They achieved revenue growth of 8% and 31%, respectively, as they ramp up to stabilize performance. Our second division, our Commercial Property Division, the performance was also robust. Our largest commercial property, The Repulse Bay in Hong Kong, had a 6% increase in revenues, whereas The Peak Tower enjoyed an 11% revenue growth. With regards to the Peninsula London Residences, I'm pleased to share that we have now released the remaining six residences for sale. In our third division, The Peak Tram, Retail, and others, the revenue growth was also solid, especially for The Peak Tram, which continues to be a leading tourist attraction in Hong Kong, with revenue increasing by 17% compared to last year. Another highlight in this division is the opening of our new concept for retail at the Hong Kong International Airport for the Peninsula Boutique.
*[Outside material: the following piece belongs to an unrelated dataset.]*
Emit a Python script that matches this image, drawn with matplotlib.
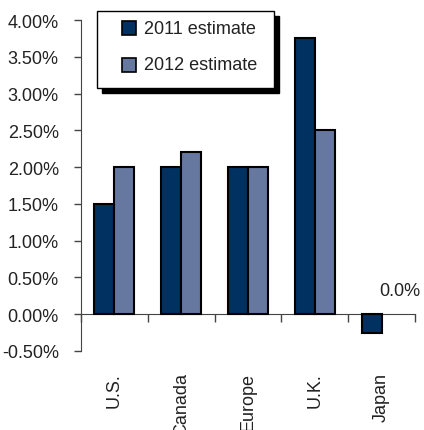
import matplotlib.pyplot as plt
from matplotlib.patches import Rectangle
from matplotlib.transforms import blended_transform_factory

# data
categories = ["U.S.", "Canada", "Europe", "U.K.", "Japan"]
est_2011 = [1.50, 2.00, 2.00, 3.75, -0.25]
est_2012 = [2.00, 2.20, 2.00, 2.50, 0.00]
series_names = ["2011 estimate", "2012 estimate"]
colors = ["#003161", "#6677a0"]

plt.rcParams['font.family'] = ['Liberation Sans Narrow', 'Liberation Sans', 'DejaVu Sans']
txt = "#222222"

fig = plt.figure(figsize=(4.24, 4.31), dpi=100)
ax = fig.add_axes([81/424, 1 - 352/431, 334/424, 331/431])

x = list(range(len(categories)))
w = 0.3
# no outline on zero-height bars
lw_2011 = [1.5 if v != 0 else 0 for v in est_2011]
lw_2012 = [1.5 if v != 0 else 0 for v in est_2012]
ax.bar([i - w/2 for i in x], est_2011, width=w, color=colors[0], edgecolor="black", linewidth=lw_2011, zorder=3)
ax.bar([i + w/2 for i in x], est_2012, width=w, color=colors[1], edgecolor="black", linewidth=lw_2012, zorder=3)

ax.set_xlim(-0.5, len(categories) - 0.5)
ax.set_ylim(-0.5, 4.0)
ax.set_yticks([i * 0.5 for i in range(-1, 9)])
ax.set_yticklabels([f"{v:.2f}%" for v in ax.get_yticks()], fontsize=13, color=txt)
ax.set_xticks([i - 0.5 for i in range(len(categories) + 1)])
ax.set_xticklabels([])

for s in ["top", "right"]:
    ax.spines[s].set_visible(False)
ax.spines["bottom"].set_position(("data", 0))
ax.spines["left"].set_color("#444444")
ax.spines["bottom"].set_color("#444444")
ax.tick_params(axis="y", direction="out", length=5, width=1, color="#444444", pad=11)
ax.tick_params(axis="x", direction="out", length=5.5, width=1, color="#444444")

# category labels below the plot
tr = blended_transform_factory(ax.transData, ax.transAxes)
for i, c in enumerate(categories):
    ax.text(i, -0.063, c, transform=tr, rotation=90, ha="center", va="top",
            fontsize=13, color=txt)

# value label for Japan 2012
ax.annotate(f"{est_2012[4]:.1f}%", xy=(4 + w/2, 0), xytext=(8, 15),
            textcoords="offset pixels", ha="center", va="bottom", fontsize=13, color=txt)

# legend box with shadow
ft = fig.transFigure
def fx(px):
    return px / 424
def fy(py):
    return 1 - py / 431

fig.patches.append(Rectangle((fx(102), fy(94)), fx(177), 77/431, transform=ft,
                             facecolor="black", edgecolor="black", zorder=5))
fig.patches.append(Rectangle((fx(97), fy(89)), fx(177), 77/431, transform=ft,
                             facecolor="white", edgecolor="black", linewidth=1, zorder=6))
for k, (name, col) in enumerate(zip(series_names, colors)):
    cy = 29 + k * 37
    fig.patches.append(Rectangle((fx(122), fy(cy + 7)), fx(14), 14/431, transform=ft,
                                 facecolor=col, edgecolor="black", linewidth=1.2, zorder=7))
    fig.text(fx(144), fy(cy), name, ha="left", va="center", fontsize=13, color=txt, zorder=8)

fig.savefig("out.png", dpi=100)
This happened earlier this year and was very well received.

I mentioned briefly the release of the last six units of our Peninsula London Residences, but just to give you a bit of more context, the Peninsula London complex comprises of a 190-room hotel and 24 Peninsula-branded residences, which are considered to be among the highest quality property available in the London market. Of the 24 residences, the sales of 17 have been completed as of the 30th of June 2025, and another one was completed in July 2025. So the final six residences are now being released for sale. We put a lot of efforts in completing also some show flats, and I'm happy to share some of the design of these apartments on the screen here. Now, more from a market perspective, today's high-end travelers are seeking unique experiences and hyper-personalization, and this is something that the Peninsula does very well.
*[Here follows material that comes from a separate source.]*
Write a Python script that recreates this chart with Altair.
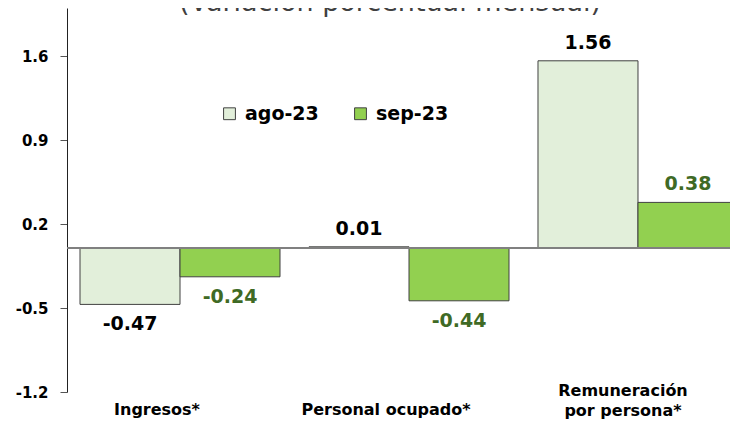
import altair as alt
import pandas as pd

categories = ["Ingresos*", "Personal ocupado*", "Remuneración|por persona*"]
series = ["ago-23", "sep-23"]
ago_values = [-0.47, 0.01, 1.56]
sep_values = [-0.24, -0.44, 0.38]
y_ticks = [-1.2, -0.5, 0.2, 0.9, 1.6]
title_text = "(Variación porcentual mensual)"

rows = []
for c, a, s in zip(categories, ago_values, sep_values):
    rows.append({"cat": c, "serie": series[0], "valor": a})
    rows.append({"cat": c, "serie": series[1], "valor": s})
df = pd.DataFrame(rows)
title_df = pd.DataFrame({"t": [title_text]})

FONT = "DejaVu Sans"
GREEN_TXT = "#3F6A25"
MULTI = "indexof(datum.label, '|') >= 0"

x_enc = alt.X(
    "cat:N",
    sort=categories,
    scale=alt.Scale(paddingInner=0.1266, paddingOuter=0.0284, align=1),
    axis=alt.Axis(
        title=None, domain=False, ticks=False, labelAngle=0,
        labelExpr="split(datum.label, '|')",
        labelFont=FONT, labelFontWeight="bold", labelFontSize=16, labelColor="black",
        labelBaseline="top", labelLineHeight=20,
        labelPadding={"condition": {"test": MULTI, "value": -10}, "value": 9},
        labelOffset={"condition": {"test": MULTI, "value": -15}, "value": -23},
    ),
)
xoff = alt.XOffset("serie:N", sort=series, scale=alt.Scale(paddingInner=0, paddingOuter=0))
y_enc = alt.Y(
    "valor:Q",
    scale=alt.Scale(domain=[-1.2, 2.0], nice=False, zero=False),
    axis=alt.Axis(
        title=None, values=y_ticks, grid=False,
        labelExpr="replace(format(datum.value, '.1f'), '\u2212', '-')",
        domainColor="#222", domainWidth=1, tickColor="#555", tickSize=7,
        labelFont=FONT, labelFontWeight="bold", labelFontSize=15, labelColor="black",
        labelPadding=12,
    ),
)

base = alt.Chart(df).transform_calculate(
    etiqueta="replace(format(datum.valor, '.2f'), '\u2212', '-')"
)

bars = base.mark_bar(stroke="#404040", strokeWidth=1).encode(
    x=x_enc,
    xOffset=xoff,
    y=y_enc,
    color=alt.Color(
        "serie:N",
        scale=alt.Scale(domain=series, range=["#E2EFDA", "#92D050"]),
        legend=alt.Legend(
            title=None, orient="none", legendX=153, legendY=96, direction="horizontal",
            symbolType="square", symbolSize=140, symbolStrokeColor="#404040",
            symbolStrokeWidth=1, labelFont=FONT, labelFontWeight="bold",
            labelFontSize=19, labelColor="black", columnPadding=32, labelOffset=6,
        ),
    ),
)

zero = alt.Chart(df).mark_rule(color="#808080", strokeWidth=1.5).encode(y=alt.datum(0))

txt_color = alt.condition(alt.datum.serie == "ago-23", alt.value("black"), alt.value(GREEN_TXT))

pos_text = base.transform_filter(alt.datum.valor >= 0).mark_text(
    font=FONT, fontWeight="bold", fontSize=19, baseline="middle", dy=-18
).encode(x=x_enc, xOffset=xoff, y=y_enc, text="etiqueta:N", color=txt_color)

neg_text = base.transform_filter(alt.datum.valor < 0).mark_text(
    font=FONT, fontWeight="bold", fontSize=19, baseline="middle", dy=20
).encode(x=x_enc, xOffset=xoff, y=y_enc, text="etiqueta:N", color=txt_color)

title_mark = alt.Chart(title_df).mark_text(
    font=FONT, fontSize=27, fontWeight="normal", color="#404040",
    align="center", baseline="alphabetic",
).encode(x=alt.value(323), y=alt.value(3), text="t:N")

chart = alt.layer(bars, zero, pos_text, neg_text, title_mark).properties(
    width=671, height=384,
    autosize=alt.AutoSizeParams(type="none"),
    padding={"left": 59, "top": 0, "right": -8, "bottom": 30},
).configure_view(stroke=None)

chart.save("out.html", embed_options={"renderer": "svg", "actions": False})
We are crafting incredible experiences for our guests even beyond the hotel. For example, earlier this year, we hosted a Japan driving experience, which showcased the spectacular Japanese countryside while offering a driving adventure, and at the same time, guests could experience our world-renowned Peninsula service. I will now hand over to Keith to discuss the financial results and details, and we'll come back to you afterwards.

Keith Robinson
CFO, The Hongkong and Shanghai Hotels

Thank you, Benjamin. Good afternoon, everybody. During the first half of 2025, revenue from operations increased by 13% to HKD 3.3 billion, attributable to the strong performance achieved by the Peninsula Tokyo, Peninsula New York, following its major renovation, and the significant revenue growth achieved by the Peninsula London. Total revenue, however, decreased by 29% compared to HKD 4.6 billion due to no London residential sales in the period compared to the prior year. Operating EBITDA, excluding the sales of Peninsula London Residences, increased by 63% to HKD 643 million. After considering residential sales and non-recurring expenses, EBITDA increased by 19% year- on- year. Although EBITDA improved, the Group reported an underlying loss of HKD 216 million, mainly driven by depreciation, particularly in London and net financing charges. The underlying loss was less than last year by 16%. Now I will turn to divisional performance.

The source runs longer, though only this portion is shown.